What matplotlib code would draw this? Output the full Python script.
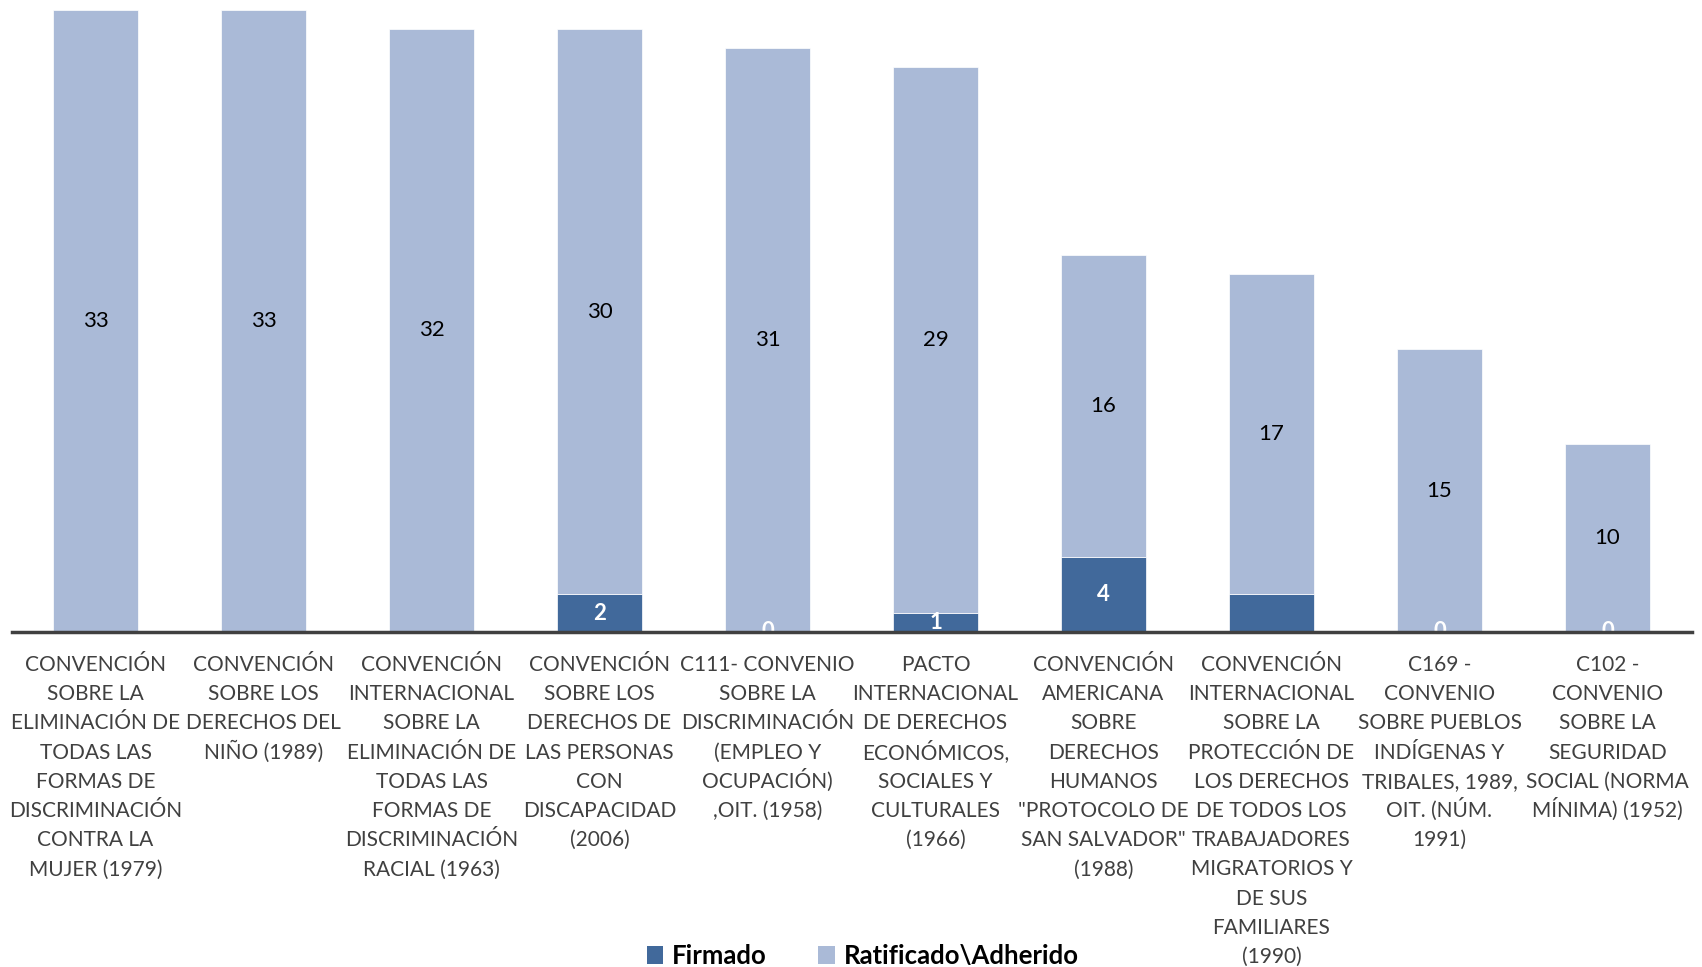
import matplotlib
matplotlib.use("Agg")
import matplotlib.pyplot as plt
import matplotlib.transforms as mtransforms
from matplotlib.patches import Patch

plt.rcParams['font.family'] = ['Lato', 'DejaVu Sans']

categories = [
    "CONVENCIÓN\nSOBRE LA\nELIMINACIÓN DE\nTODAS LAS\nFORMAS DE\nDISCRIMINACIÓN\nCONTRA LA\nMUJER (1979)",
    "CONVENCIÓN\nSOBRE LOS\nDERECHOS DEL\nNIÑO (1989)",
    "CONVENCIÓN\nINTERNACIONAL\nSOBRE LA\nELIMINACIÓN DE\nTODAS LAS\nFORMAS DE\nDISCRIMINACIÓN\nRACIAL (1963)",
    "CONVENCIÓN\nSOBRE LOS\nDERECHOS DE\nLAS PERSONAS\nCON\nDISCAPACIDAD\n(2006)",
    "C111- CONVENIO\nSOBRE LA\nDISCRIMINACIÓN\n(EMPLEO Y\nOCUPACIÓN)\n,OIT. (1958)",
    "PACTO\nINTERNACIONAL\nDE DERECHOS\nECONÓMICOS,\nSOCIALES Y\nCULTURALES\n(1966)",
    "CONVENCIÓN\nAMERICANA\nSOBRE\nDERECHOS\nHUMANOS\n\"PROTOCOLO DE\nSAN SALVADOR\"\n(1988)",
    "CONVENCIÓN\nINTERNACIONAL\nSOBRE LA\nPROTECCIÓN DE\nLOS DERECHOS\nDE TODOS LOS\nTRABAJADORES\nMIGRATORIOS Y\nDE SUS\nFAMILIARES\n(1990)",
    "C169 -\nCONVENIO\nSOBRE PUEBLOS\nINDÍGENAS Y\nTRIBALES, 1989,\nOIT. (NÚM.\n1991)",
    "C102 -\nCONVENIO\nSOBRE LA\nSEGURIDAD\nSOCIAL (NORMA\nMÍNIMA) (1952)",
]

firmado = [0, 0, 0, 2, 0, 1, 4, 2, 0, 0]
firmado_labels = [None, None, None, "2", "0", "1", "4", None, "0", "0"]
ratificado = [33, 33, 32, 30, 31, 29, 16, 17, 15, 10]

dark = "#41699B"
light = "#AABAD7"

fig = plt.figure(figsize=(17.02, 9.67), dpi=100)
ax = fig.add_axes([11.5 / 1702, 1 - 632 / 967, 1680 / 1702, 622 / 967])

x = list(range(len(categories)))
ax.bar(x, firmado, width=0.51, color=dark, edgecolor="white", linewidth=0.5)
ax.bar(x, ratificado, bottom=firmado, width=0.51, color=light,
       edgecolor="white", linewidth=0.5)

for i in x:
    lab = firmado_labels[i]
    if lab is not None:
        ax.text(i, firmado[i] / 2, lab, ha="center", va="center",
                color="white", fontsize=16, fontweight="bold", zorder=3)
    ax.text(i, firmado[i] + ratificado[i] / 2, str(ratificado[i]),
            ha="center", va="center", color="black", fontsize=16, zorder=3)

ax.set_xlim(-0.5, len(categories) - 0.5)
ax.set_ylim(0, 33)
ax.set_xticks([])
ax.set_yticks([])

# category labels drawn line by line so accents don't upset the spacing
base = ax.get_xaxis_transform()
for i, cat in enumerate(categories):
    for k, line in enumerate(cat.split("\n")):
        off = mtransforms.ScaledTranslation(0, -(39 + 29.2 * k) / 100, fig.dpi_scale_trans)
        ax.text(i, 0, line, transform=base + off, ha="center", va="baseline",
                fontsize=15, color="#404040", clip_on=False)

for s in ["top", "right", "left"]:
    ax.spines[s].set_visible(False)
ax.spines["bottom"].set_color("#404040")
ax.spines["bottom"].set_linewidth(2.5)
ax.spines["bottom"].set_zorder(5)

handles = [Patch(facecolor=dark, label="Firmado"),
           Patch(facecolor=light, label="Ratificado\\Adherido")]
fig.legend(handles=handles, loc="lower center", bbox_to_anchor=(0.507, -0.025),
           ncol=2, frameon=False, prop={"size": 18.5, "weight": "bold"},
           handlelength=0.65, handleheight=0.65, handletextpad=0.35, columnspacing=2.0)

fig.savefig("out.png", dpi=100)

> _TO BE DONE_
Without the pictures, print the whole listing exactly as given.

> _COMPLETED EXERCISE_
What matplotlib code would draw this? Output the full Python script.
import matplotlib
matplotlib.use("Agg")
import matplotlib.pyplot as plt
import matplotlib.transforms as mtransforms
from matplotlib.patches import Patch

plt.rcParams['font.family'] = ['Lato', 'DejaVu Sans']

categories = [
    "CONVENCIÓN\nSOBRE LA\nELIMINACIÓN DE\nTODAS LAS\nFORMAS DE\nDISCRIMINACIÓN\nCONTRA LA\nMUJER (1979)",
    "CONVENCIÓN\nSOBRE LOS\nDERECHOS DEL\nNIÑO (1989)",
    "CONVENCIÓN\nINTERNACIONAL\nSOBRE LA\nELIMINACIÓN DE\nTODAS LAS\nFORMAS DE\nDISCRIMINACIÓN\nRACIAL (1963)",
    "CONVENCIÓN\nSOBRE LOS\nDERECHOS DE\nLAS PERSONAS\nCON\nDISCAPACIDAD\n(2006)",
    "C111- CONVENIO\nSOBRE LA\nDISCRIMINACIÓN\n(EMPLEO Y\nOCUPACIÓN)\n,OIT. (1958)",
    "PACTO\nINTERNACIONAL\nDE DERECHOS\nECONÓMICOS,\nSOCIALES Y\nCULTURALES\n(1966)",
    "CONVENCIÓN\nAMERICANA\nSOBRE\nDERECHOS\nHUMANOS\n\"PROTOCOLO DE\nSAN SALVADOR\"\n(1988)",
    "CONVENCIÓN\nINTERNACIONAL\nSOBRE LA\nPROTECCIÓN DE\nLOS DERECHOS\nDE TODOS LOS\nTRABAJADORES\nMIGRATORIOS Y\nDE SUS\nFAMILIARES\n(1990)",
    "C169 -\nCONVENIO\nSOBRE PUEBLOS\nINDÍGENAS Y\nTRIBALES, 1989,\nOIT. (NÚM.\n1991)",
    "C102 -\nCONVENIO\nSOBRE LA\nSEGURIDAD\nSOCIAL (NORMA\nMÍNIMA) (1952)",
]

firmado = [0, 0, 0, 2, 0, 1, 4, 2, 0, 0]
firmado_labels = [None, None, None, "2", "0", "1", "4", None, "0", "0"]
ratificado = [33, 33, 32, 30, 31, 29, 16, 17, 15, 10]

dark = "#41699B"
light = "#AABAD7"

fig = plt.figure(figsize=(17.02, 9.67), dpi=100)
ax = fig.add_axes([11.5 / 1702, 1 - 632 / 967, 1680 / 1702, 622 / 967])

x = list(range(len(categories)))
ax.bar(x, firmado, width=0.51, color=dark, edgecolor="white", linewidth=0.5)
ax.bar(x, ratificado, bottom=firmado, width=0.51, color=light,
       edgecolor="white", linewidth=0.5)

for i in x:
    lab = firmado_labels[i]
    if lab is not None:
        ax.text(i, firmado[i] / 2, lab, ha="center", va="center",
                color="white", fontsize=16, fontweight="bold", zorder=3)
    ax.text(i, firmado[i] + ratificado[i] / 2, str(ratificado[i]),
            ha="center", va="center", color="black", fontsize=16, zorder=3)

ax.set_xlim(-0.5, len(categories) - 0.5)
ax.set_ylim(0, 33)
ax.set_xticks([])
ax.set_yticks([])

# category labels drawn line by line so accents don't upset the spacing
base = ax.get_xaxis_transform()
for i, cat in enumerate(categories):
    for k, line in enumerate(cat.split("\n")):
        off = mtransforms.ScaledTranslation(0, -(39 + 29.2 * k) / 100, fig.dpi_scale_trans)
        ax.text(i, 0, line, transform=base + off, ha="center", va="baseline",
                fontsize=15, color="#404040", clip_on=False)

for s in ["top", "right", "left"]:
    ax.spines[s].set_visible(False)
ax.spines["bottom"].set_color("#404040")
ax.spines["bottom"].set_linewidth(2.5)
ax.spines["bottom"].set_zorder(5)

handles = [Patch(facecolor=dark, label="Firmado"),
           Patch(facecolor=light, label="Ratificado\\Adherido")]
fig.legend(handles=handles, loc="lower center", bbox_to_anchor=(0.507, -0.025),
           ncol=2, frameon=False, prop={"size": 18.5, "weight": "bold"},
           handlelength=0.65, handleheight=0.65, handletextpad=0.35, columnspacing=2.0)

fig.savefig("out.png", dpi=100)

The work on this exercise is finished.